I don't regret going back to FAIR to respond to Juliann's egregious distortion not only of the Bromley text, but of the statements I made on Z, but I won't go back.
I'm becoming less and less interested in even reading the apologetics produced over there. It's like a song stuck in a groove, endlessly repeating the same phrase.
The place is a textbook case of confirmation bias - which is ironic because, on the apostate thread in the open forum, Nighthawke mentioning just recently reading about the phenomenon, and Juliann asked for more information. I know I've mentioned confirmation bias many times in numerous conversations, without clarification, because I always assumed a sort of baseline level of background knowledge about the world and how it works. I was literally stunned to see these two apparently so clueless about such a basic component of understanding the human mind. How does someone get to a graduate level of education without at least a cursory awareness of something so basic?
Go look at Dan Vogel's thread on inconsistencies in the Book of Mormon for more evidence. Why subject yourself to this?
http://www.mormonapologetics.org/index. ... opic=20670
or go read my long argument with Ben, one of the nicest apologists for whom I have a great deal of respect, regarding postmodernism and and Mormonism.
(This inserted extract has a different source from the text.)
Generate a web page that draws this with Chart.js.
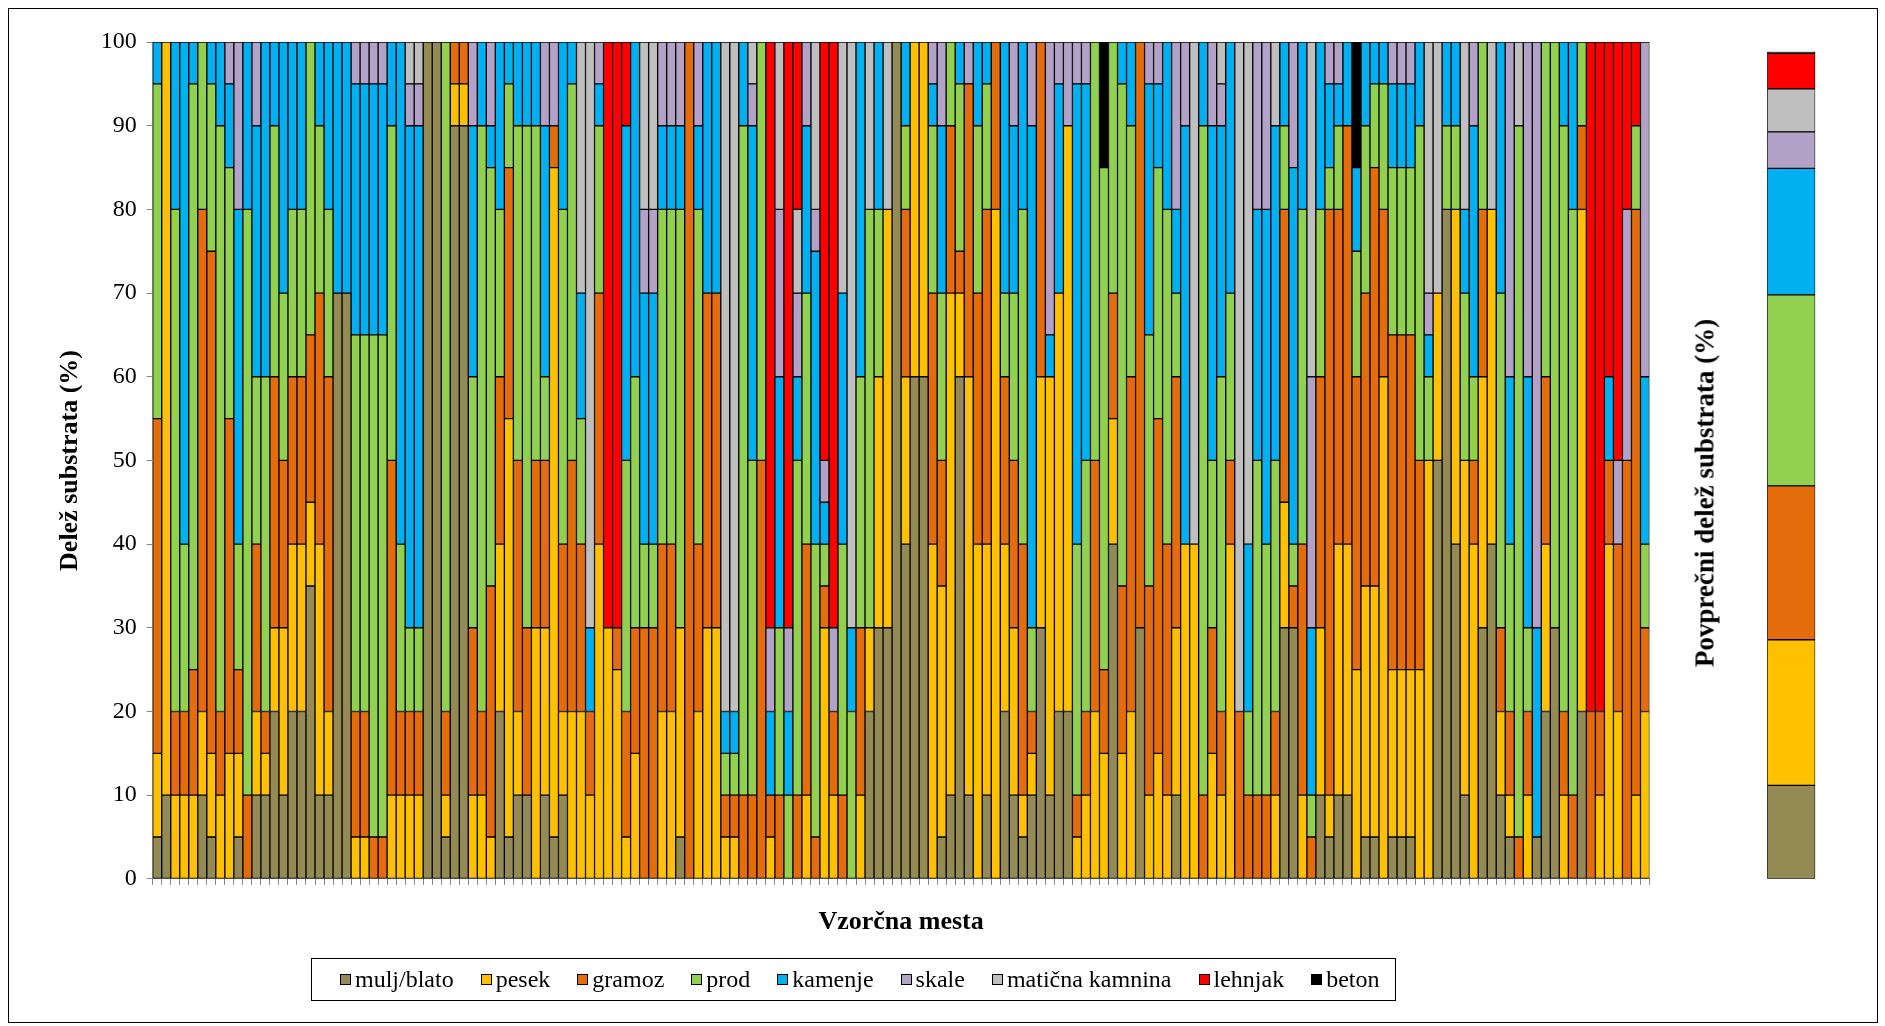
<!DOCTYPE html>
<html>
<head>
<meta charset="utf-8">
<title>Delež substrata po vzorčnih mestih</title>
<script src="https://cdn.jsdelivr.net/npm/chart.js@4.4.1/dist/chart.umd.min.js"></script>
<style>
  html, body { margin: 0; padding: 0; background: #fff; }
  body { width: 1885px; height: 1026px; position: relative; overflow: hidden;
         font-family: "Liberation Serif", "Times New Roman", serif; color: #000; }
  #frame { position: absolute; left: 8px; top: 8px; width: 1870px; height: 1015px;
           border: 1px solid #000; box-sizing: border-box; }
  #mainWrap { position: absolute; left: 0; top: 0; width: 1690px; height: 1026px; }
  #avgWrap { position: absolute; left: 1690px; top: 0; width: 195px; height: 1026px; }
  #avgTitle { position: absolute; left: 1705px; top: 493px; transform: translate(-50%, -50%) rotate(-90deg);
              font-weight: bold; font-size: 27px; white-space: nowrap; line-height: 1; }
  #legend { position: absolute; left: 311px; top: 958px; width: 1085px; height: 43px;
            border: 1px solid #000; box-sizing: border-box; display: flex; align-items: center;
            justify-content: flex-start; padding-left: 28px; gap: 27px; font-size: 24px; white-space: nowrap; }
  .item { display: flex; align-items: center; }
  .mark { width: 11px; height: 11px; border: 1px solid #000; box-sizing: border-box; margin-right: 4px; }
</style>
</head>
<body>
<div id="frame"></div>
<div id="mainWrap"><canvas id="main" width="1690" height="1026"></canvas></div>
<div id="avgWrap"><canvas id="avg" width="195" height="1026"></canvas></div>
<div id="avgTitle">Povprečni delež substrata (%)</div>
<div id="legend"></div>
<script>
// ---- data: share of each substrate type (%) at every sampling site ----
const seriesNames  = ['mulj/blato', 'pesek', 'gramoz', 'prod', 'kamenje', 'skale', 'matična kamnina', 'lehnjak', 'beton'];
const seriesColors = ['#948A54', '#FFC000', '#E46C0A', '#92D050', '#00B0F0', '#B3A2C7', '#BFBFBF', '#FF0000', '#000000'];
const yTicks = [0, 10, 20, 30, 40, 50, 60, 70, 80, 90, 100];
const sites = Array.from({ length: 166 }, (_, i) => String(i + 1));

const mulj = [
  5,10,0,0,0,10,5,0,0,5,
  0,10,10,20,10,20,20,35,10,10,
  70,70,0,0,0,0,0,0,0,0,
  100,100,5,90,90,0,0,0,20,5,
  10,10,0,10,5,10,0,0,0,0,
  0,0,0,0,0,0,0,0,5,0,
  0,0,0,0,0,0,0,0,0,0,
  0,0,0,0,0,0,0,0,0,20,
  30,30,100,40,60,60,0,5,10,60,
  10,0,10,0,20,10,5,10,30,10,
  20,20,0,0,0,0,40,0,0,30,
  0,0,0,10,0,0,0,0,0,0,
  0,0,0,0,0,30,30,0,0,10,
  5,10,10,0,5,5,0,5,5,5,
  0,0,50,80,40,10,0,30,40,10,
  5,0,0,5,20,30,0,0,20,0,
  0,0,0,0,0,0
];
const pesek = [
  10,90,10,10,10,10,10,10,15,10,
  0,10,5,10,20,20,20,10,30,10,
  0,0,5,5,0,0,10,10,10,10,
  0,0,5,5,5,10,10,5,20,50,
  10,0,30,20,80,10,20,20,10,40,
  30,25,5,15,0,0,20,20,25,0,
  20,30,30,5,5,0,0,0,5,0,
  0,0,10,0,30,10,0,0,10,10,
  30,50,0,20,40,40,40,30,60,10,
  50,40,30,80,20,20,5,5,30,50,
  50,70,5,10,20,15,15,15,20,0,
  10,15,10,20,40,40,0,15,10,40,
  0,0,0,0,10,15,0,10,0,20,
  5,30,30,25,30,30,60,20,20,20,
  25,50,20,0,40,40,40,30,40,10,
  5,0,10,0,20,0,10,0,60,0,
  10,40,20,0,10,20
];
const gramoz = [
  40,0,10,10,15,60,60,10,40,10,
  10,20,5,30,20,20,20,20,30,40,
  0,0,15,15,5,5,40,10,10,10,
  0,0,10,5,5,20,10,30,20,30,
  30,20,20,20,5,20,30,20,10,30,
  0,5,15,15,30,30,20,20,0,100,
  20,40,40,5,5,10,10,50,5,10,
  0,10,30,5,5,10,10,0,20,0,
  0,0,0,20,0,0,30,15,20,5,
  35,30,40,20,20,20,30,5,40,0,
  0,0,5,10,30,10,15,20,40,70,
  25,40,30,30,0,0,10,15,10,10,
  20,10,10,10,10,35,5,30,5,30,
  70,40,50,35,35,50,20,40,40,40,
  25,0,0,0,0,0,10,20,0,10,
  10,5,10,0,20,0,10,10,10,20,
  10,10,20,50,70,10
];
const prod = [
  40,0,60,20,70,20,20,70,30,15,
  70,20,40,30,20,20,20,35,20,20,
  0,0,45,45,60,60,40,20,10,10,
  0,0,80,0,0,30,70,50,20,10,
  40,60,40,10,0,40,45,15,0,20,
  0,0,30,30,10,10,40,40,50,0,
  40,0,0,5,5,80,40,50,0,20,
  10,40,30,35,5,0,30,20,30,50,
  20,0,0,10,0,0,20,20,10,20,
  0,20,15,0,10,20,40,10,0,0,
  0,0,30,30,50,60,30,60,30,0,
  30,30,40,10,0,0,80,20,40,20,
  0,10,40,30,30,10,5,40,5,20,
  5,10,0,15,20,10,15,20,20,20,
  40,10,0,10,10,20,10,20,0,40,
  20,85,10,0,40,70,70,70,10,0,
  0,0,0,0,10,10
];
const kamenje = [
  5,0,20,60,5,0,5,10,10,40,
  20,30,40,10,30,20,20,0,10,20,
  30,30,30,30,30,30,10,60,60,60,
  0,0,0,0,0,30,10,5,20,5,
  10,10,10,30,0,20,5,15,10,5,
  0,0,40,40,30,30,10,10,10,0,
  10,30,30,5,5,10,40,0,10,30,
  10,10,20,35,5,0,30,10,40,0,
  20,0,0,10,0,0,5,20,0,5,
  0,10,5,0,30,20,20,60,0,5,
  25,0,55,45,0,0,0,5,10,0,
  30,10,20,10,50,0,10,40,30,30,
  0,20,30,40,40,10,45,20,20,20,
  10,5,10,10,10,5,5,10,10,10,
  10,5,0,10,10,10,30,0,0,30,
  20,0,30,25,0,0,10,20,0,0,
  0,10,0,0,0,20
];
const skale = [
  0,0,0,0,0,0,0,0,5,20,
  0,10,0,0,0,0,0,0,0,0,
  0,0,5,5,5,5,0,0,5,5,
  0,0,0,0,0,10,0,10,0,0,
  0,0,0,10,10,0,0,0,0,5,
  0,0,0,0,10,10,10,10,10,0,
  10,0,0,0,0,0,5,0,10,20,
  10,10,10,5,5,10,0,0,0,0,
  0,0,0,0,0,0,5,10,0,0,
  5,0,0,0,0,10,0,10,0,35,
  5,10,5,5,0,0,0,0,0,0,
  5,5,0,20,10,0,0,10,5,0,
  0,0,20,20,0,0,15,0,30,0,
  5,5,0,0,0,0,0,5,5,5,
  0,5,0,0,0,0,10,0,0,0,
  40,0,40,70,0,0,0,0,0,0,
  0,0,10,30,0,40
];
const maticnaKamnina = [
  0,0,0,0,0,0,0,0,0,0,
  0,0,0,0,0,0,0,0,0,0,
  0,0,0,0,0,0,0,0,5,5,
  0,0,0,0,0,0,0,0,0,0,
  0,0,0,0,0,0,0,30,70,0,
  0,0,0,0,20,20,0,0,0,0,
  0,0,0,80,80,0,5,0,0,20,
  0,10,0,20,0,0,30,70,0,20,
  0,20,0,0,0,0,0,0,0,0,
  0,0,0,0,0,0,0,0,0,0,
  0,0,0,0,0,0,0,0,0,0,
  0,0,0,0,0,60,0,0,5,0,
  80,60,0,0,10,0,0,0,40,0,
  0,0,0,0,0,0,0,0,0,0,
  0,30,30,0,0,20,0,0,20,0,
  0,10,0,0,0,0,0,0,0,0,
  0,0,0,0,0,0
];
const lehnjak = [
  0,0,0,0,0,0,0,0,0,0,
  0,0,0,0,0,0,0,0,0,0,
  0,0,0,0,0,0,0,0,0,0,
  0,0,0,0,0,0,0,0,0,0,
  0,0,0,0,0,0,0,0,0,0,
  70,70,10,0,0,0,0,0,0,0,
  0,0,0,0,0,0,0,0,70,0,
  70,20,0,0,50,70,0,0,0,0,
  0,0,0,0,0,0,0,0,0,0,
  0,0,0,0,0,0,0,0,0,0,
  0,0,0,0,0,0,0,0,0,0,
  0,0,0,0,0,0,0,0,0,0,
  0,0,0,0,0,0,0,0,0,0,
  0,0,0,0,0,0,0,0,0,0,
  0,0,0,0,0,0,0,0,0,0,
  0,0,0,0,0,0,0,0,0,80,
  80,40,50,20,10,0
];
const beton = [
  0,0,0,0,0,0,0,0,0,0,
  0,0,0,0,0,0,0,0,0,0,
  0,0,0,0,0,0,0,0,0,0,
  0,0,0,0,0,0,0,0,0,0,
  0,0,0,0,0,0,0,0,0,0,
  0,0,0,0,0,0,0,0,0,0,
  0,0,0,0,0,0,0,0,0,0,
  0,0,0,0,0,0,0,0,0,0,
  0,0,0,0,0,0,0,0,0,0,
  0,0,0,0,0,0,0,0,0,0,
  0,0,0,0,0,15,0,0,0,0,
  0,0,0,0,0,0,0,0,0,0,
  0,0,0,0,0,0,0,0,0,0,
  0,0,0,15,0,0,0,0,0,0,
  0,0,0,0,0,0,0,0,0,0,
  0,0,0,0,0,0,0,0,0,0,
  0,0,0,0,0,0
];
// average share of each substrate over all sites (%)
const averages = [11.3, 17.6, 18.6, 23.1, 15.3, 4.4, 5.2, 4.3, 0.2];

const seriesValues = [mulj, pesek, gramoz, prod, kamenje, skale, maticnaKamnina, lehnjak, beton];

// ---- layout ----
const SERIF = '"Liberation Serif", "Times New Roman", serif';
Chart.defaults.font.family = SERIF;
Chart.defaults.color = '#000';
const AXIS_GREY = '#868686';

const mainArea = { left: 152.7, right: 1649.5, top: 42.1, bottom: 878.8 };
const mainW = 1690, mainH = 1026;
const yTitleLeft = 54.4;
const xAxisHeight = 58.8;

function barSet(name, values, color) {
  return {
    label: name,
    data: values.map(v => (v > 0 ? v : null)),
    backgroundColor: color,
    borderColor: '#000',
    borderWidth: 1,
    borderSkipped: false,
    barPercentage: 1,
    categoryPercentage: 1,
    stack: 'substrat'
  };
}

new Chart(document.getElementById('main'), {
  type: 'bar',
  data: {
    labels: sites,
    datasets: seriesNames.map((n, i) => barSet(n, seriesValues[i], seriesColors[i]))
  },
  options: {
    responsive: false,
    animation: false,
    devicePixelRatio: 1,
    layout: {
      padding: {
        left: yTitleLeft,
        top: mainArea.top,
        right: mainW - mainArea.right,
        bottom: mainH - mainArea.bottom - xAxisHeight
      }
    },
    plugins: { legend: { display: false }, tooltip: { enabled: false } },
    scales: {
      x: {
        stacked: true,
        offset: true,
        grid: { display: true, offset: true, drawOnChartArea: false, drawTicks: true,
                tickLength: 6, color: AXIS_GREY, lineWidth: 1 },
        border: { display: true, color: AXIS_GREY, width: 1 },
        ticks: { display: false, autoSkip: false },
        title: { display: true, text: 'Vzorčna mesta', padding: 0,
                 font: { size: 26, weight: 'bold', family: SERIF } },
        afterFit(scale) { scale.height = xAxisHeight; }
      },
      y: {
        stacked: true,
        min: 0,
        max: 100,
        grid: { display: true, drawOnChartArea: false, drawTicks: true,
                tickLength: 6, color: AXIS_GREY, lineWidth: 1 },
        border: { display: true, color: AXIS_GREY, width: 1 },
        ticks: { padding: 10, font: { size: 24, family: SERIF }, color: '#000' },
        afterBuildTicks(scale) { scale.ticks = yTicks.map(v => ({ value: v })); },
        title: { display: true, text: 'Delež substrata (%)', padding: 0,
                 font: { size: 26, weight: 'bold', family: SERIF } },
        afterFit(scale) { scale.width = mainArea.left - yTitleLeft; }
      }
    }
  }
});

// ---- single stacked bar of average shares ----
const avgArea = { left: 1767.2, right: 1815.3, top: 51.7, bottom: 878.8 };
const avgOffset = 1690, avgW = 195;
new Chart(document.getElementById('avg'), {
  type: 'bar',
  data: {
    labels: ['povprečje'],
    datasets: seriesNames.map((n, i) => barSet(n, [averages[i]], seriesColors[i]))
  },
  options: {
    responsive: false,
    animation: false,
    devicePixelRatio: 1,
    layout: {
      padding: {
        left: avgArea.left - avgOffset,
        right: avgOffset + avgW - avgArea.right,
        top: avgArea.top,
        bottom: mainH - avgArea.bottom
      }
    },
    plugins: { legend: { display: false }, tooltip: { enabled: false } },
    scales: {
      x: { stacked: true, display: false },
      y: { stacked: true, display: false, min: 0, max: 100 }
    }
  }
});

// ---- legend ----
const legend = document.getElementById('legend');
seriesNames.forEach((name, i) => {
  const item = document.createElement('div');
  item.className = 'item';
  const mark = document.createElement('span');
  mark.className = 'mark';
  mark.style.background = seriesColors[i];
  const text = document.createElement('span');
  text.textContent = name;
  item.appendChild(mark);
  item.appendChild(text);
  legend.appendChild(item);
});
</script>
</body>
</html>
http://p080.ezboard.com/fpacumenispages ... =513.topic
I think that for the past several years I've had some sort of notion that discussing these issues with believers would help me understand religion, and how one continues to believe, and the human mind, and my own past, better - but it's just too frustrating, and ultimately an exercise in futility.
“So tenaciously should we cling to the world revealed by the Gospel, that were I to see all the Angels of Heaven coming down to me to tell me something different, not only would I not be tempted to doubt a single syllable, but I would shut my eyes and stop my ears, for they would not deserve to be either seen or heard.” (Luther) To rely on the evidence of the senses and of reason is heresy and treason. It is startling to realize how much unbelief is necessary to make belief possible. What we know as blind faith is sustained by innumerable unbeliefs. The fanatical Japanese in Brazil refused to believe for four years the evidence of Japan’s defeat. The fanatical communist refuses to believe any unfavorable report or evidence about Russia, nor will he be disillusioned by seeing with his own eyes that the cruel misery inside the Soviet promise land.
It is the true believers ability to “shut his eyes and stop his ears” to facts that do not deserve to be either seen or heard which is the source of his unequaled fortitude and constancy. He cannot be frightened by danger nor disheartened by obstacles nor baffled by contradictions because he denies their existence. Strength of faith, as Bergson pointed out, manifests itself not in moving mountains but in not seeing mountains to move. And it is the certitude of his infallible doctrine that renders the true believer impervious to the uncertainties, surprises and the unpleasant realities of the world around him.
Thus the effectiveness of a doctrine should not be judged by its profundity, sublimity or the validity of the truths it embodies, but by how thoroughly it insulates the individual from his self and the world as it is. What Pascal said of an effective religion is true of any effective doctrine: it must be “contrary to nature, to common sense, and to pleasure”.